-- begin RAW RECORDS --
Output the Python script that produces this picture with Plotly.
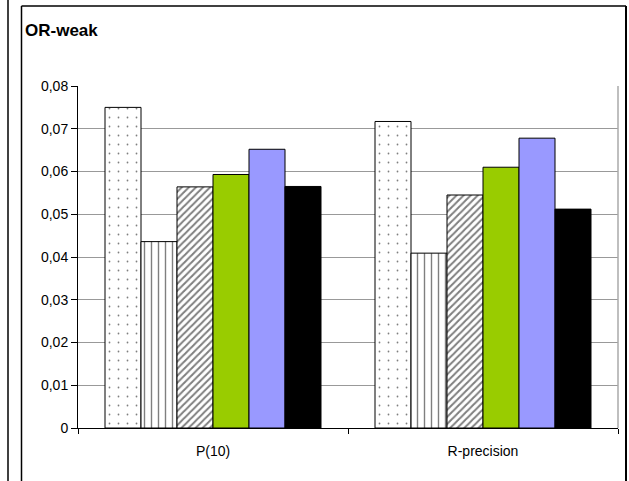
import plotly.graph_objects as go

categories = ["P(10)", "R-precision"]
series_names = ["Run 1", "Run 2", "Run 3", "Run 4", "Run 5", "Run 6"]
values = [
    [0.0750, 0.0717],
    [0.0436, 0.0409],
    [0.0564, 0.0545],
    [0.0593, 0.0610],
    [0.0652, 0.0678],
    [0.0565, 0.0512],
]
ytick_vals = [0, 0.01, 0.02, 0.03, 0.04, 0.05, 0.06, 0.07, 0.08]
ytick_text = ["0", "0,01", "0,02", "0,03", "0,04", "0,05", "0,06", "0,07", "0,08"]

styles = [
    dict(color="white", pattern=dict(shape=".", fgcolor="#000000", bgcolor="white", size=9, solidity=0.03)),
    dict(color="white", pattern=dict(shape="|", fgcolor="#000000", bgcolor="white", size=7, solidity=0.2)),
    dict(color="white", pattern=dict(shape="/", fgcolor="#000000", bgcolor="white", size=5, solidity=0.4)),
    dict(color="#99CC00"),
    dict(color="#9999FF"),
    dict(color="#000000"),
]

fig = go.Figure()
for name, vals, st in zip(series_names, values, styles):
    fig.add_trace(go.Bar(
        x=categories, y=vals, name=name,
        marker=dict(line=dict(color="black", width=1), **st),
    ))

W, H = 629, 481
L, R, T, B = 78, 11, 86, 53
pw, ph = W - L - R, H - T - B

def px_x(p):
    return (p - L) / pw

def px_y(p):
    return (H - B - p) / ph

font = "Liberation Sans, Arial, sans-serif"
fig.update_layout(
    width=W, height=H,
    margin=dict(l=L, r=R, t=T, b=B),
    paper_bgcolor="white", plot_bgcolor="white",
    showlegend=False,
    bargap=0.2, bargroupgap=0,
    font=dict(family=font, size=14, color="black"),
    title=dict(text="<b>OR-weak</b>", x=25 / W, xanchor="left", xref="container",
               y=1 - 30 / H, yanchor="middle", yref="container",
               font=dict(family=font, size=17, color="black")),
    xaxis=dict(
        showline=True, linecolor="black", linewidth=1,
        ticks="outside", tickson="boundaries", ticklen=5, tickcolor="black",
        showgrid=False, ticklabelstandoff=10,
        tickfont=dict(size=14),
    ),
    yaxis=dict(
        range=[0, 0.08], tickvals=ytick_vals, ticktext=ytick_text,
        showline=True, linecolor="black", linewidth=1,
        ticks="outside", ticklen=6, tickcolor="black",
        showgrid=True, gridcolor="#999999", gridwidth=1,
        zeroline=False, tickfont=dict(size=14),
    ),
    shapes=[
        dict(type="line", xref="paper", yref="paper", x0=1, x1=1, y0=0, y1=1,
             line=dict(color="#aaaaaa", width=1.5)),
        dict(type="line", xref="paper", yref="paper", x0=px_x(21.5), x1=px_x(626),
             y0=px_y(6), y1=px_y(6), line=dict(color="black", width=1.5)),
        dict(type="line", xref="paper", yref="paper", x0=px_x(21.5), x1=px_x(21.5),
             y0=px_y(6), y1=px_y(490), line=dict(color="black", width=1.5)),
        dict(type="line", xref="paper", yref="paper", x0=px_x(626), x1=px_x(626),
             y0=px_y(6), y1=px_y(490), line=dict(color="black", width=2)),
        dict(type="line", xref="paper", yref="paper", x0=px_x(8), x1=px_x(8),
             y0=px_y(-10), y1=px_y(490), line=dict(color="black", width=1.5)),
    ],
)

fig.write_html("out.html", config={"displayModeBar": False},
               post_script="document.body.style.margin='0';document.body.style.overflow='hidden';")
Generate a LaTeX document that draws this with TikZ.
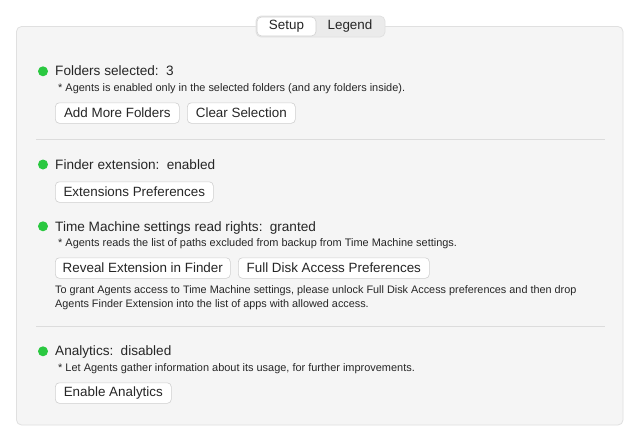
\documentclass[tikz,border=0pt]{standalone}
\usepackage{fontspec}
\setmainfont{Liberation Sans}
\definecolor{panelfill}{HTML}{F5F5F5}
\definecolor{panelline}{HTML}{E0E0E0}
\definecolor{sepline}{HTML}{DCDCDC}
\definecolor{txt}{HTML}{262626}
\definecolor{okgreen}{HTML}{2AC840}
\definecolor{btnline}{HTML}{D0D0D0}
\definecolor{segfill}{HTML}{EBEBEB}
\tikzset{
  x=1pt, y=-1pt,
  title/.style={anchor=base west, inner sep=0pt, text=txt, font=\fontsize{13.6}{16}\selectfont},
  note/.style={anchor=base west, inner sep=0pt, text=txt, font=\fontsize{10.95}{12}\selectfont},
  para/.style={anchor=base west, inner sep=0pt, text=txt, font=\fontsize{10.85}{12}\selectfont},
  btn/.style={draw=btnline, line width=0.6pt, fill=white, rounded corners=4pt, anchor=north west,
    minimum height=20.5pt, inner sep=0pt, text=txt, font=\fontsize{13.4}{16}\selectfont},
  dot/.style={circle, fill=okgreen, minimum size=10pt, inner sep=0pt},
  sep/.style={draw=sepline, line width=0.8pt},
  seglabel/.style={inner sep=0pt, text=txt, font=\fontsize{13.4}{16}\selectfont}
}
\begin{document}
\begin{tikzpicture}
\useasboundingbox (0,0) rectangle (640,442);
\fill[white] (0,0) rectangle (640,442);
% panel
\draw[fill=panelfill, draw=panelline, line width=0.8pt, rounded corners=5pt] (16.5,26.5) rectangle (623,425);
% segmented control
\draw[fill=segfill, draw=panelline, line width=0.7pt, rounded corners=5pt] (256,16) rectangle (385,37);
\draw[fill=white, draw=btnline, line width=0.6pt, rounded corners=4.5pt] (257,17) rectangle (316,36);
\node[seglabel] (setup) at (286.5,26.5) {Setup};
\node[seglabel] (legend) at (350,26.5) {Legend};

% section 1
\node[dot] (d1) at (43,71.3) {};
\node[title] (t1) at (55,75.8) {Folders selected:\, 3};
\node[note] (n1) at (58,91.5) {* Agents is enabled only in the selected folders (and any folders inside).};
\node[btn, minimum width=124pt] (b1) at (55,102.5) {Add More Folders};
\node[btn, minimum width=108pt] (b2) at (187,102.5) {Clear Selection};
\coordinate (s1a) at (36,139);
\coordinate (s1b) at (605,139);
\draw[sep] (s1a) -- (s1b);

% section 2
\node[dot] (d2) at (43,164.5) {};
\node[title] (t2) at (55,169.3) {Finder extension:\, enabled};
\node[btn, minimum width=158pt] (b3) at (55,181.5) {Extensions Preferences};

% section 3
\node[dot] (d3) at (43,226.3) {};
\node[title] (t3) at (55,231) {Time Machine settings read rights:\, granted};
\node[note] (n3) at (58,246.2) {* Agents reads the list of paths excluded from backup from Time Machine settings.};
\node[btn, minimum width=175pt] (b4) at (55,257.5) {Reveal Extension in Finder};
\node[btn, minimum width=191pt] (b5) at (238,257.5) {Full Disk Access Preferences};
\node[para] (p1) at (55,293.8) {To grant Agents access to Time Machine settings, please unlock Full Disk Access preferences and then drop};
\node[para] (p2) at (55,307.5) {Agents Finder Extension into the list of apps with allowed access.};
\coordinate (s2a) at (36,326);
\coordinate (s2b) at (605,326);
\draw[sep] (s2a) -- (s2b);

% section 4
\node[dot] (d4) at (43,351.3) {};
\node[title] (t4) at (55,355.8) {Analytics:\, disabled};
\node[note] (n4) at (58,371.2) {* Let Agents gather information about its usage, for further improvements.};
\node[btn, minimum width=116pt] (b6) at (55,382.5) {Enable Analytics};
\end{tikzpicture}
\end{document}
-- end RAW RECORDS --
> PROBLEM REQUIREMENTS:
Each record above must be returned exactly as written, with its pictures omitted.

> REPLY:
Output the Python script that produces this picture with Plotly.
import plotly.graph_objects as go

categories = ["P(10)", "R-precision"]
series_names = ["Run 1", "Run 2", "Run 3", "Run 4", "Run 5", "Run 6"]
values = [
    [0.0750, 0.0717],
    [0.0436, 0.0409],
    [0.0564, 0.0545],
    [0.0593, 0.0610],
    [0.0652, 0.0678],
    [0.0565, 0.0512],
]
ytick_vals = [0, 0.01, 0.02, 0.03, 0.04, 0.05, 0.06, 0.07, 0.08]
ytick_text = ["0", "0,01", "0,02", "0,03", "0,04", "0,05", "0,06", "0,07", "0,08"]

styles = [
    dict(color="white", pattern=dict(shape=".", fgcolor="#000000", bgcolor="white", size=9, solidity=0.03)),
    dict(color="white", pattern=dict(shape="|", fgcolor="#000000", bgcolor="white", size=7, solidity=0.2)),
    dict(color="white", pattern=dict(shape="/", fgcolor="#000000", bgcolor="white", size=5, solidity=0.4)),
    dict(color="#99CC00"),
    dict(color="#9999FF"),
    dict(color="#000000"),
]

fig = go.Figure()
for name, vals, st in zip(series_names, values, styles):
    fig.add_trace(go.Bar(
        x=categories, y=vals, name=name,
        marker=dict(line=dict(color="black", width=1), **st),
    ))

W, H = 629, 481
L, R, T, B = 78, 11, 86, 53
pw, ph = W - L - R, H - T - B

def px_x(p):
    return (p - L) / pw

def px_y(p):
    return (H - B - p) / ph

font = "Liberation Sans, Arial, sans-serif"
fig.update_layout(
    width=W, height=H,
    margin=dict(l=L, r=R, t=T, b=B),
    paper_bgcolor="white", plot_bgcolor="white",
    showlegend=False,
    bargap=0.2, bargroupgap=0,
    font=dict(family=font, size=14, color="black"),
    title=dict(text="<b>OR-weak</b>", x=25 / W, xanchor="left", xref="container",
               y=1 - 30 / H, yanchor="middle", yref="container",
               font=dict(family=font, size=17, color="black")),
    xaxis=dict(
        showline=True, linecolor="black", linewidth=1,
        ticks="outside", tickson="boundaries", ticklen=5, tickcolor="black",
        showgrid=False, ticklabelstandoff=10,
        tickfont=dict(size=14),
    ),
    yaxis=dict(
        range=[0, 0.08], tickvals=ytick_vals, ticktext=ytick_text,
        showline=True, linecolor="black", linewidth=1,
        ticks="outside", ticklen=6, tickcolor="black",
        showgrid=True, gridcolor="#999999", gridwidth=1,
        zeroline=False, tickfont=dict(size=14),
    ),
    shapes=[
        dict(type="line", xref="paper", yref="paper", x0=1, x1=1, y0=0, y1=1,
             line=dict(color="#aaaaaa", width=1.5)),
        dict(type="line", xref="paper", yref="paper", x0=px_x(21.5), x1=px_x(626),
             y0=px_y(6), y1=px_y(6), line=dict(color="black", width=1.5)),
        dict(type="line", xref="paper", yref="paper", x0=px_x(21.5), x1=px_x(21.5),
             y0=px_y(6), y1=px_y(490), line=dict(color="black", width=1.5)),
        dict(type="line", xref="paper", yref="paper", x0=px_x(626), x1=px_x(626),
             y0=px_y(6), y1=px_y(490), line=dict(color="black", width=2)),
        dict(type="line", xref="paper", yref="paper", x0=px_x(8), x1=px_x(8),
             y0=px_y(-10), y1=px_y(490), line=dict(color="black", width=1.5)),
    ],
)

fig.write_html("out.html", config={"displayModeBar": False},
               post_script="document.body.style.margin='0';document.body.style.overflow='hidden';")
Generate a LaTeX document that draws this with TikZ.
\documentclass[tikz,border=0pt]{standalone}
\usepackage{fontspec}
\setmainfont{Liberation Sans}
\definecolor{panelfill}{HTML}{F5F5F5}
\definecolor{panelline}{HTML}{E0E0E0}
\definecolor{sepline}{HTML}{DCDCDC}
\definecolor{txt}{HTML}{262626}
\definecolor{okgreen}{HTML}{2AC840}
\definecolor{btnline}{HTML}{D0D0D0}
\definecolor{segfill}{HTML}{EBEBEB}
\tikzset{
  x=1pt, y=-1pt,
  title/.style={anchor=base west, inner sep=0pt, text=txt, font=\fontsize{13.6}{16}\selectfont},
  note/.style={anchor=base west, inner sep=0pt, text=txt, font=\fontsize{10.95}{12}\selectfont},
  para/.style={anchor=base west, inner sep=0pt, text=txt, font=\fontsize{10.85}{12}\selectfont},
  btn/.style={draw=btnline, line width=0.6pt, fill=white, rounded corners=4pt, anchor=north west,
    minimum height=20.5pt, inner sep=0pt, text=txt, font=\fontsize{13.4}{16}\selectfont},
  dot/.style={circle, fill=okgreen, minimum size=10pt, inner sep=0pt},
  sep/.style={draw=sepline, line width=0.8pt},
  seglabel/.style={inner sep=0pt, text=txt, font=\fontsize{13.4}{16}\selectfont}
}
\begin{document}
\begin{tikzpicture}
\useasboundingbox (0,0) rectangle (640,442);
\fill[white] (0,0) rectangle (640,442);
% panel
\draw[fill=panelfill, draw=panelline, line width=0.8pt, rounded corners=5pt] (16.5,26.5) rectangle (623,425);
% segmented control
\draw[fill=segfill, draw=panelline, line width=0.7pt, rounded corners=5pt] (256,16) rectangle (385,37);
\draw[fill=white, draw=btnline, line width=0.6pt, rounded corners=4.5pt] (257,17) rectangle (316,36);
\node[seglabel] (setup) at (286.5,26.5) {Setup};
\node[seglabel] (legend) at (350,26.5) {Legend};

% section 1
\node[dot] (d1) at (43,71.3) {};
\node[title] (t1) at (55,75.8) {Folders selected:\, 3};
\node[note] (n1) at (58,91.5) {* Agents is enabled only in the selected folders (and any folders inside).};
\node[btn, minimum width=124pt] (b1) at (55,102.5) {Add More Folders};
\node[btn, minimum width=108pt] (b2) at (187,102.5) {Clear Selection};
\coordinate (s1a) at (36,139);
\coordinate (s1b) at (605,139);
\draw[sep] (s1a) -- (s1b);

% section 2
\node[dot] (d2) at (43,164.5) {};
\node[title] (t2) at (55,169.3) {Finder extension:\, enabled};
\node[btn, minimum width=158pt] (b3) at (55,181.5) {Extensions Preferences};

% section 3
\node[dot] (d3) at (43,226.3) {};
\node[title] (t3) at (55,231) {Time Machine settings read rights:\, granted};
\node[note] (n3) at (58,246.2) {* Agents reads the list of paths excluded from backup from Time Machine settings.};
\node[btn, minimum width=175pt] (b4) at (55,257.5) {Reveal Extension in Finder};
\node[btn, minimum width=191pt] (b5) at (238,257.5) {Full Disk Access Preferences};
\node[para] (p1) at (55,293.8) {To grant Agents access to Time Machine settings, please unlock Full Disk Access preferences and then drop};
\node[para] (p2) at (55,307.5) {Agents Finder Extension into the list of apps with allowed access.};
\coordinate (s2a) at (36,326);
\coordinate (s2b) at (605,326);
\draw[sep] (s2a) -- (s2b);

% section 4
\node[dot] (d4) at (43,351.3) {};
\node[title] (t4) at (55,355.8) {Analytics:\, disabled};
\node[note] (n4) at (58,371.2) {* Let Agents gather information about its usage, for further improvements.};
\node[btn, minimum width=116pt] (b6) at (55,382.5) {Enable Analytics};
\end{tikzpicture}
\end{document}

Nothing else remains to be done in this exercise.